Siria conmemora el primer aniversario del cambio de régimen que puso fin a la dictadura familiar de los Al Asad y lo hace envuelta en lo que hasta la fecha no ha dejado de ser un espejismo cuidadosamente construido. El nuevo líder, Ahmed al‑Sharaa, es un antiguo yihadista reciclado en presidente de transición que ha restaurado formalmente un paquete de libertades por contrastar, pero que ha entendido que precisa del respaldo de la Casa Blanca y le entrega lo que quiere oír: ruptura con Irán, garantías contra el ISIS y normalización con Israel bajo el paraguas de los Acuerdos de Abraham.
La estrategia es transparente. Al‑Sharaa ha expulsado a buena parte de las milicias financiadas por Teherán y se ha ofrecido como muro suní al antagonista chií por excelencia: Irán. A cambio, Trump le ha levantado sanciones selectivas, promete inversiones –en un país con un 90% de su población bajo el umbral de pobreza– y actúa como su valedor internacional. La estabilidad y los intereses geoestratégicos blanquean el pasado terrorista. En este contexto, las monarquías del golfo –Arabia Saudí, Emiratos o Qatar– ven abierto un espacio de reconstrucción y negocio, pero también un peón útil en la pugna intra‑suní y en la contención de Irán. El regreso de Damasco a la Liga Árabe se acompaña de gestos diplomáticos y líneas de crédito.
Pero bajo la voluntad de mostrar un rostro amable y estable, eventualmente respetuoso de un régimen de libertades y derechos, persiste las matanzas sectarias contra comunidades alauíes, cristianas y drusas como antes fueron víctimas del régimen baazista. A Israel, el nuevo escenario le resulta convenientemente pragmático. Mantiene una franja desmilitarizada en el sur sirio, ampliando su presencia en la región desde la cual vigila, condiciona e impide un rearme que le pueda amenazar. Para el Gobierno de Netanyahu, la prioridad no es el perfil del líder en Damasco sino que Siria no vuelva a ser terreno de juego iraní o Hizbulá.

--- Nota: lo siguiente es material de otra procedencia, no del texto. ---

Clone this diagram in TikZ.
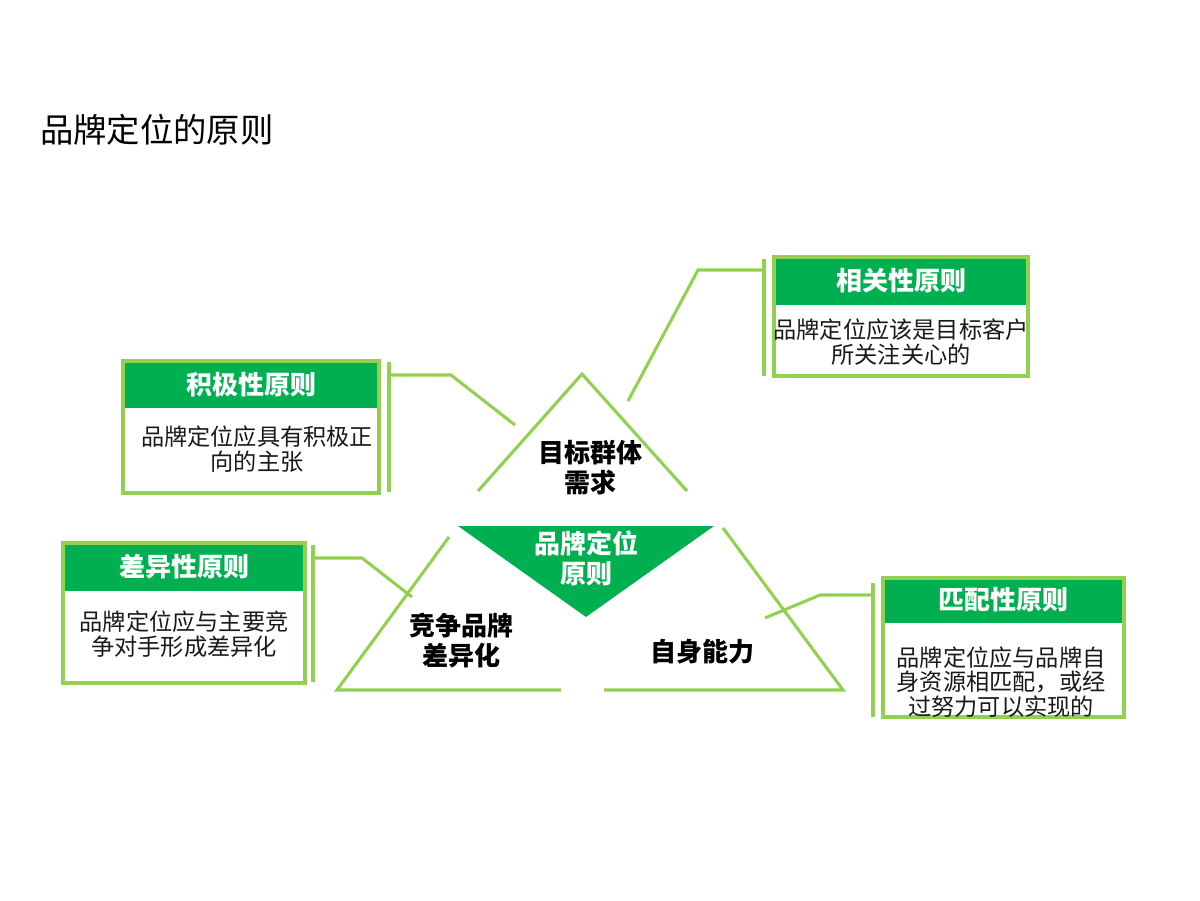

Con tantas dudas y condicionantes, parece demasiado pronto para celebrar este aniversario como una victoria de la democracia. Pesa demasiado el componente de maquillaje geopolítico de demasiados intereses cuya prioridad no es necesariamente un modelo democrático de convivencia pacífica en el crisol de pueblos y credos que es la región.